Sounds cool to me. Opinions?
Rob
p.s. Also saw more of how Project Looking Glass was shaping up during
a Sun Spot demo. The desktop looked a lot cooler today than the demos
found at Sun ( http://www.sun.com/software/looking_glass/demo.xml )
There has been a Ruby plugin for Eclipse for close to a one and a half
years now.
http://rubyeclipse.sourceforge.net/download.rdt.html
--
Thanks in Advance...
IchBin, Pocono Lake, Pa, USA http://weconsultants.phpnet.us
'If there is one, Knowledge is the "Fountain of Youth"'
-William E. Taylor, Regular Guy (1952-)
No, I was a bit surprised that I could not yet find a link for this
info. It seemed substantial enough to me to warrant being in Google
News or something.
Rich Green joked a moment, pulling out a index card of notes, saying he
wanted to be sure he got this announcement right. He read off two
names of people Sun has brought on-board to help with supporting
Ruby...I didn't recognize them. But that's not saying much.
I hope perhaps the slides from Rich's keynote will get posted
somewhere.
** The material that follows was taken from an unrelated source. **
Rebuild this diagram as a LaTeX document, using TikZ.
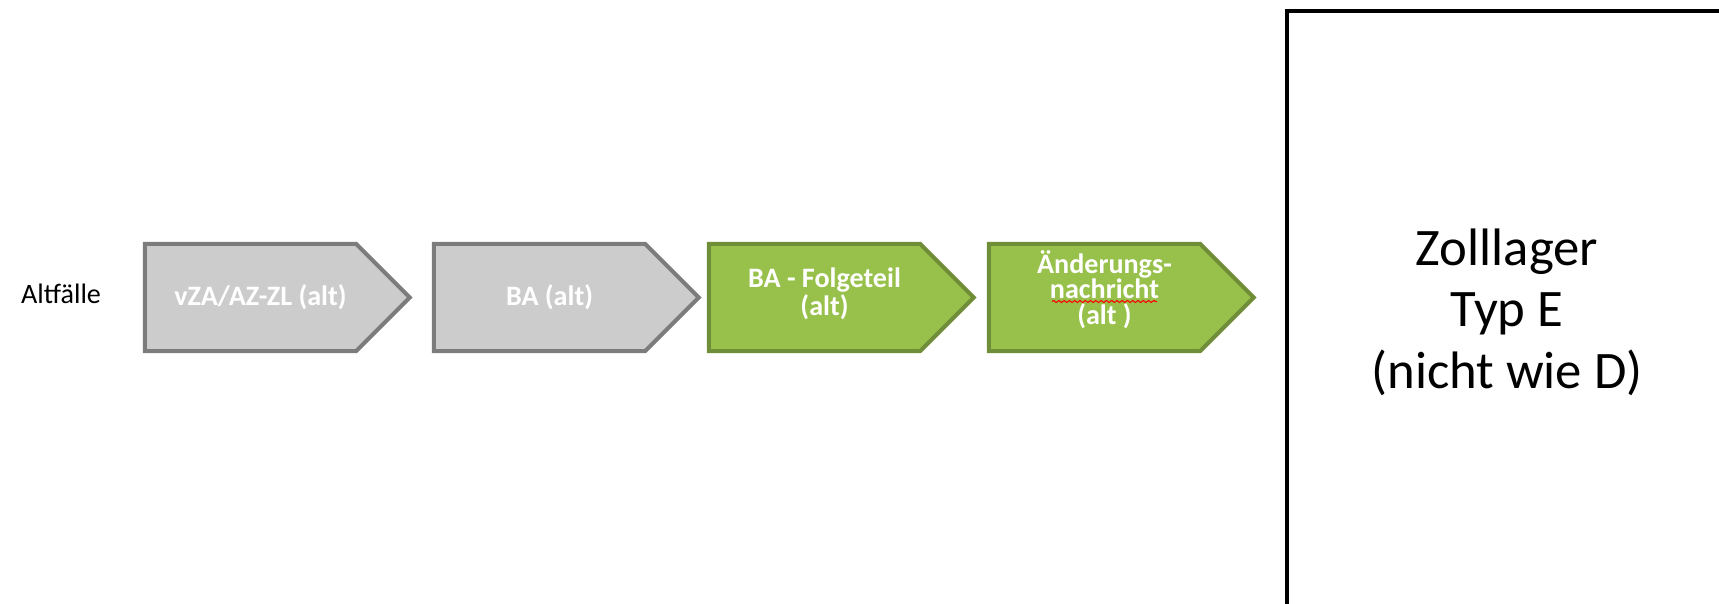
\documentclass[tikz,border=0pt]{standalone}
\usepackage{fontspec}
\setmainfont{Carlito}
\usetikzlibrary{shapes,positioning,calc,decorations.pathmorphing}
\definecolor{pfeilgrau}{RGB}{204,204,204}
\definecolor{randgrau}{RGB}{124,124,124}
\definecolor{pfeilgruen}{RGB}{152,193,76}
\definecolor{randgruen}{RGB}{112,142,56}

\begin{document}
\begin{tikzpicture}[
		schritt/.style={shape=signal, signal to=east, signal pointer angle=90,
			minimum width=5.3cm, minimum height=2.14cm, line width=0.08cm, inner sep=0pt},
		alt/.style={schritt, draw=randgrau, fill=pfeilgrau},
		neu/.style={schritt, draw=randgruen, fill=pfeilgruen},
		beschriftung/.style={text=white, align=center, xshift=0.2cm,
			font=\fontsize{16}{16}\selectfont\bfseries}]
		\useasboundingbox (0,0) rectangle (34.38,12.06);
		\clip (0,0) rectangle (34.38,12.06);

		\node[anchor=base west, font=\fontsize{16}{16}\selectfont] (altfaelle) at (0.3,5.98) {Altfälle};

		\node[alt, label={[beschriftung]center:{vZA/AZ-ZL (alt)}}] (vza) at (5.01,6.11) {};
		\node[alt, label={[beschriftung]center:{BA (alt)}}] (ba) at (10.79,6.11) {};
		\node[neu, label={[beschriftung, yshift=0.08cm]center:{BA - Folgeteil\\(alt)}}] (folge) at (16.29,6.11) {};
		\node[neu, label={[beschriftung, name=aenderungtext, yshift=0.16cm,
			font=\fontsize{16}{14.5}\selectfont\bfseries]center:{Änderungs-\\nachricht\\(alt )}}] (aenderung) at (21.89,6.11) {};
		% Rechtschreibwelle
		\draw[red, line width=0.6pt, decorate, decoration={snake, amplitude=0.6pt, segment length=3pt}]
			($(aenderungtext.center)+(-1.05,-0.24)$) -- ($(aenderungtext.center)+(1.05,-0.24)$);

		\node[draw, line width=0.08cm, minimum width=8.8cm, minimum height=12.04cm,
			align=center, font=\fontsize{30}{35}\selectfont] (zolllager) at (30.14,5.82)
			{Zolllager\\Typ E\\(nicht wie D)};
	\end{tikzpicture}
\end{document}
It showed graphically how the JVM was evolving to the VM,
and showed Java and Ruby right along aside each other as supported
languages.
I had to return to work after Rich's keynote and the following demos.
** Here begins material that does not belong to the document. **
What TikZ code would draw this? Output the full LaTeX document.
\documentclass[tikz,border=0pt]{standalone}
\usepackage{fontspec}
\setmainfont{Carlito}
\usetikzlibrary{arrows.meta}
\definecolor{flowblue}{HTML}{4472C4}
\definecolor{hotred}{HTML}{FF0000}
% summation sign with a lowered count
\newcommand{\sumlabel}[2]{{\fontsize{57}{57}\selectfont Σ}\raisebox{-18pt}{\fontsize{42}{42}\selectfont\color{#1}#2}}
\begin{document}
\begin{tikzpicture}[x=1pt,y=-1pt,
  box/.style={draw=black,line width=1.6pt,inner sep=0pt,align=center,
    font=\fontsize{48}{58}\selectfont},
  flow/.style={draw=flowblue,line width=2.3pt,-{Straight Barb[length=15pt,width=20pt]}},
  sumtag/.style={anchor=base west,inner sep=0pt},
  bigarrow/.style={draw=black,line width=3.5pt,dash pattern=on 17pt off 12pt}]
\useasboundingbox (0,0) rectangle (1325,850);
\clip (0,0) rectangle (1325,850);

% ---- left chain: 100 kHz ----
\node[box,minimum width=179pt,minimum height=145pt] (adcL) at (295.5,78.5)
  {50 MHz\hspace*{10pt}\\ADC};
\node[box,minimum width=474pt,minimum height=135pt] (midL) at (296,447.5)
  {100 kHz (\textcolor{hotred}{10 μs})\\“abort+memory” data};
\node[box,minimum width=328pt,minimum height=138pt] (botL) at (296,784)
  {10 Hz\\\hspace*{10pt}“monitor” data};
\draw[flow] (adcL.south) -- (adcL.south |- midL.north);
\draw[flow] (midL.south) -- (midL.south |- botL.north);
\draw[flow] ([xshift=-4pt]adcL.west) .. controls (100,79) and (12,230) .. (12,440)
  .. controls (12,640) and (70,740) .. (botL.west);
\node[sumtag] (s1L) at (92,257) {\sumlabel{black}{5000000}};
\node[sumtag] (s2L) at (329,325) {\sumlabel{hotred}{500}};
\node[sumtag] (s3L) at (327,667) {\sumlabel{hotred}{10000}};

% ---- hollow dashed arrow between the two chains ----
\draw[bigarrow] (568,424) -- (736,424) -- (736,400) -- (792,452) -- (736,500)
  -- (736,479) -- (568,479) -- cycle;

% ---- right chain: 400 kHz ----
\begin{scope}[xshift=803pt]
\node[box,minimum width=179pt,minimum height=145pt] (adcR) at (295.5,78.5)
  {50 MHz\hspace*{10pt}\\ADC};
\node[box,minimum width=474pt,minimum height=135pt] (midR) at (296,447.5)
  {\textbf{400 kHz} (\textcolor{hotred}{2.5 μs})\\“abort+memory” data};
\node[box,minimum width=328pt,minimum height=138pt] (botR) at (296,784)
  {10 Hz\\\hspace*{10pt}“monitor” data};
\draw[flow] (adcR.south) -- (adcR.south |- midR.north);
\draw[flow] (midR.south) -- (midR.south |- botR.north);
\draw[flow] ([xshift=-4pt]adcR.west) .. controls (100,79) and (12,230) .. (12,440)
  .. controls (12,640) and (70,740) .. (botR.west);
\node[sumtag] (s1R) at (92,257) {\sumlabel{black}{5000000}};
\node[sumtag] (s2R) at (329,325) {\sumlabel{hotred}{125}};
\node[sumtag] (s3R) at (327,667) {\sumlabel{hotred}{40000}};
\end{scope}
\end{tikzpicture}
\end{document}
Was anyone else there that was able to go to more sessions and heard
more about this?
Rob
The current trend is that all script languages
must be converted to run on both Java and .NET
platform. When it is Java they start with a J.
When it is .NET it start with Iron (for reasons
I do not know).
Options is always a good thing, so it is per
definition fine that JRuby exists.
I do not expect its usage to be that big.
RoR is so hot nowadays, so ofcourse SUN wants
to get some PR as well.
I am not particular impressed with RoR.
I do see a usage for script languages
like Python and Ruby.
Arne
> Sounds cool to me. Opinions?
Rails is what's so great about Ruby. If your application happens to fit
into the highly opinionated domain of problems addressed by Rails, it's
a fabulously effective enabling technology.
Rails "got lucky" in that the area where it fits, essentially as a
domain specific language for web based applications with a simple
database backend and a rich-hypertext front end, happens to be a
widespread idiom today. I've already seen Rails making it possible for
people who aren't really programmers at all, to create web applications
from start to finish, allowing them to think almost completely in the
"creative design" and "idea" domains, and very little in terms of
implementation details.
This is a fairly significant development, although some dismiss it
entirely, I assume because they want to develop applications that do not
fit in Rails' highly opinionated domain -- and they have no compelling
reason to use Ruby lacking a good fit for a Rails application.